From the first line of the listing below, retype each line up to and including the one with "plt.rcParams['font.family'] = ['Liberation"; pictures stay out.

== INFORMATION SHOWN

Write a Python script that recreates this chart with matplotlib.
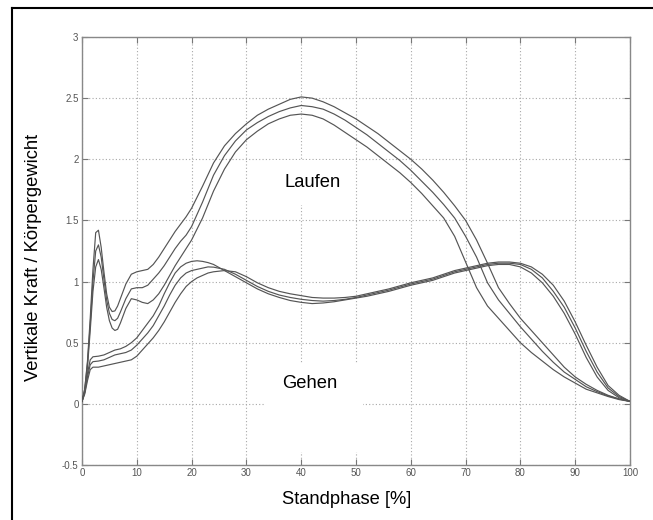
import matplotlib
matplotlib.use("Agg")
import matplotlib.pyplot as plt
from matplotlib.patches import Rectangle
from matplotlib.lines import Line2D

plt.rcParams['font.family'] = ['Liberation Sans', 'DejaVu Sans']

# ---------------- data ----------------
x_run = [0, 0.5, 1, 1.5, 2, 2.5, 3, 3.5, 4, 4.5, 5, 5.5, 6, 6.5, 7, 8, 9, 10, 11, 12,
         13, 14, 15, 16, 17, 18, 19, 20, 22, 24, 26, 28, 30, 32, 34, 36, 38, 40, 42,
         44, 46, 48, 50, 52, 54, 56, 58, 60, 62, 64, 66, 68, 70, 72, 74, 76, 78, 80,
         82, 84, 86, 88, 90, 92, 94, 96, 98, 100]

run_top = [0.02, 0.12, 0.35, 0.7, 1.1, 1.4, 1.42, 1.28, 1.08, 0.9, 0.79, 0.755, 0.76, 0.8,
           0.86, 0.98, 1.06, 1.08, 1.09, 1.1, 1.14, 1.2, 1.27, 1.34, 1.41, 1.47, 1.53,
           1.6, 1.78, 1.97, 2.11, 2.21, 2.29, 2.36, 2.41, 2.45, 2.49, 2.51, 2.5, 2.47,
           2.43, 2.38, 2.33, 2.27, 2.21, 2.14, 2.07, 2.0, 1.92, 1.83, 1.73, 1.62, 1.5,
           1.34, 1.15, 0.95, 0.82, 0.7, 0.6, 0.5, 0.4, 0.3, 0.22, 0.16, 0.11, 0.07,
           0.04, 0.02]

run_mid = [0.02, 0.12, 0.33, 0.65, 1.0, 1.25, 1.3, 1.2, 1.02, 0.85, 0.74, 0.69, 0.68, 0.7,
           0.75, 0.86, 0.94, 0.95, 0.95, 0.97, 1.02, 1.07, 1.13, 1.2, 1.27, 1.33, 1.38,
           1.45, 1.65, 1.87, 2.03, 2.15, 2.24, 2.3, 2.35, 2.39, 2.42, 2.44, 2.43, 2.41,
           2.37, 2.32, 2.26, 2.2, 2.13, 2.06, 1.99, 1.91, 1.82, 1.73, 1.63, 1.52, 1.37,
           1.2, 0.99, 0.85, 0.74, 0.63, 0.53, 0.43, 0.34, 0.26, 0.2, 0.14, 0.1, 0.065,
           0.04, 0.02]

run_low = [0.02, 0.1, 0.3, 0.6, 0.92, 1.12, 1.18, 1.1, 0.95, 0.79, 0.68, 0.62, 0.6, 0.61,
           0.66, 0.78, 0.86, 0.85, 0.83, 0.82, 0.85, 0.9, 0.97, 1.05, 1.13, 1.2, 1.27,
           1.34, 1.52, 1.74, 1.92, 2.06, 2.16, 2.23, 2.29, 2.33, 2.36, 2.37, 2.36, 2.33,
           2.28, 2.22, 2.16, 2.1, 2.03, 1.96, 1.89, 1.81, 1.72, 1.62, 1.52, 1.37, 1.16,
           0.95, 0.8, 0.7, 0.6, 0.5, 0.42, 0.35, 0.28, 0.22, 0.17, 0.12, 0.09, 0.06,
           0.035, 0.02]

x_walk = [0, 0.5, 1, 1.5, 2, 3, 4, 5, 6, 7, 8, 9, 10, 11, 12, 13, 14, 15, 16, 17, 18,
          19, 20, 21, 22, 23, 24, 26, 28, 30, 32, 34, 36, 38, 40, 42, 44, 46, 48, 50,
          52, 54, 56, 58, 60, 62, 64, 66, 68, 70, 72, 74, 76, 78, 80, 82, 84, 86, 88,
          90, 92, 94, 96, 98, 100]

walk_a = [0.02, 0.1, 0.25, 0.36, 0.385, 0.39, 0.4, 0.42, 0.44, 0.45, 0.47, 0.5, 0.54,
          0.6, 0.66, 0.72, 0.8, 0.9, 0.99, 1.07, 1.12, 1.15, 1.165, 1.17, 1.165, 1.155,
          1.14, 1.09, 1.04, 0.99, 0.94, 0.9, 0.87, 0.845, 0.83, 0.82, 0.825, 0.835,
          0.85, 0.865, 0.88, 0.9, 0.92, 0.945, 0.97, 0.99, 1.01, 1.04, 1.07, 1.09,
          1.11, 1.13, 1.14, 1.14, 1.12, 1.07, 0.99, 0.88, 0.74, 0.57, 0.38, 0.22,
          0.11, 0.05, 0.02]

walk_b = [0.02, 0.09, 0.22, 0.32, 0.345, 0.35, 0.36, 0.38, 0.4, 0.41, 0.42, 0.44, 0.48,
          0.53, 0.58, 0.64, 0.72, 0.8, 0.89, 0.97, 1.03, 1.07, 1.09, 1.1, 1.11, 1.12,
          1.118, 1.1, 1.06, 1.01, 0.96, 0.92, 0.89, 0.87, 0.855, 0.845, 0.84, 0.845,
          0.855, 0.87, 0.89, 0.91, 0.93, 0.955, 0.98, 1.0, 1.02, 1.05, 1.08, 1.1,
          1.12, 1.14, 1.15, 1.15, 1.14, 1.1, 1.03, 0.92, 0.79, 0.62, 0.43, 0.26,
          0.13, 0.06, 0.02]

walk_c = [0.02, 0.08, 0.19, 0.28, 0.3, 0.3, 0.31, 0.32, 0.33, 0.34, 0.35, 0.36, 0.39,
          0.44, 0.49, 0.54, 0.6, 0.67, 0.75, 0.83, 0.9, 0.96, 1.0, 1.03, 1.05, 1.07,
          1.08, 1.09, 1.08, 1.04, 0.99, 0.95, 0.92, 0.9, 0.885, 0.87, 0.865, 0.865,
          0.87, 0.88, 0.9, 0.92, 0.94, 0.965, 0.99, 1.01, 1.03, 1.06, 1.09, 1.11,
          1.13, 1.15, 1.16, 1.16, 1.15, 1.12, 1.06, 0.97, 0.84, 0.67, 0.48, 0.3,
          0.15, 0.07, 0.02]

x_ticks = [0, 10, 20, 30, 40, 50, 60, 70, 80, 90, 100]
y_ticks = [-0.5, 0, 0.5, 1, 1.5, 2, 2.5, 3]
y_tick_labels = ['-0.5', '0', '0.5', '1', '1.5', '2', '2.5', '3']
label_run = 'Laufen'
label_walk = 'Gehen'
xlabel = 'Standphase [%]'
ylabel = 'Vertikale Kraft / Körpergewicht'

# ---------------- figure ----------------
W, H = 653, 520
fig = plt.figure(figsize=(W / 100, H / 100), dpi=100)
fig.patch.set_facecolor('white')

# outer frame
fig.add_artist(Line2D([12 / W, 12 / W], [0, 1 - 8 / H], transform=fig.transFigure,
                      color='black', lw=1.5))
fig.add_artist(Line2D([12 / W, 1], [1 - 8 / H, 1 - 8 / H], transform=fig.transFigure,
                      color='black', lw=1.5))

ax_l, ax_r, ax_t, ax_b = 82, 630, 37, 465
ax = fig.add_axes([ax_l / W, (H - ax_b) / H, (ax_r - ax_l) / W, (ax_b - ax_t) / H])
ax.set_xlim(0, 100)
ax.set_ylim(-0.5, 3)
ax.set_axisbelow(True)
ax.grid(True, color='#a8a8a8', linestyle=(0, (1, 2)), linewidth=0.8)

line_kw = dict(color='#555555', linewidth=0.85, zorder=3)
for ys in (run_top, run_mid, run_low):
    ax.plot(x_run, ys, **line_kw)
for ys in (walk_a, walk_b, walk_c):
    ax.plot(x_walk, ys, **line_kw)

FS = 13.2
ax.text(42, 1.81, label_run, fontsize=FS, ha='center', va='center', color='black',
        zorder=4, bbox=dict(facecolor='white', edgecolor='none', pad=10))
ax.text(41.6, 0.17, label_walk, fontsize=FS, ha='center', va='center', color='black',
        zorder=4)
# gap in the grid around "Gehen" (display pixels, origin bottom-left)
ax.add_patch(Rectangle((265, H - 452), 98, 89, transform=None, facecolor='white',
                       edgecolor='none', zorder=1))

ax.set_xticks(x_ticks)
ax.set_yticks(y_ticks)
ax.set_yticklabels(y_tick_labels)
ax.tick_params(direction='in', length=4, width=0.8, colors='#777777',
               labelcolor='#555555', labelsize=7, top=True, right=True, pad=2.5)
for s in ax.spines.values():
    s.set_color('#888888')
    s.set_linewidth(1.0)

ax.set_xlabel(xlabel, fontsize=FS)
ax.set_ylabel(ylabel, fontsize=FS)
ax.xaxis.label.set_va('center')
ax.yaxis.label.set_va('center')
ax.xaxis.set_label_coords((347 - ax_l) / (ax_r - ax_l), (ax_b - 500) / (ax_b - ax_t))
ax.yaxis.set_label_coords((34 - ax_l) / (ax_r - ax_l), (ax_b - 257) / (ax_b - ax_t))

fig.savefig('out.png', dpi=100)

====

* **ANSWER FOR THIS EXERCISE**
Write a Python script that recreates this chart with matplotlib.
import matplotlib
matplotlib.use("Agg")
import matplotlib.pyplot as plt
from matplotlib.patches import Rectangle
from matplotlib.lines import Line2D

plt.rcParams['font.family'] = ['Liberation Sans', 'DejaVu Sans']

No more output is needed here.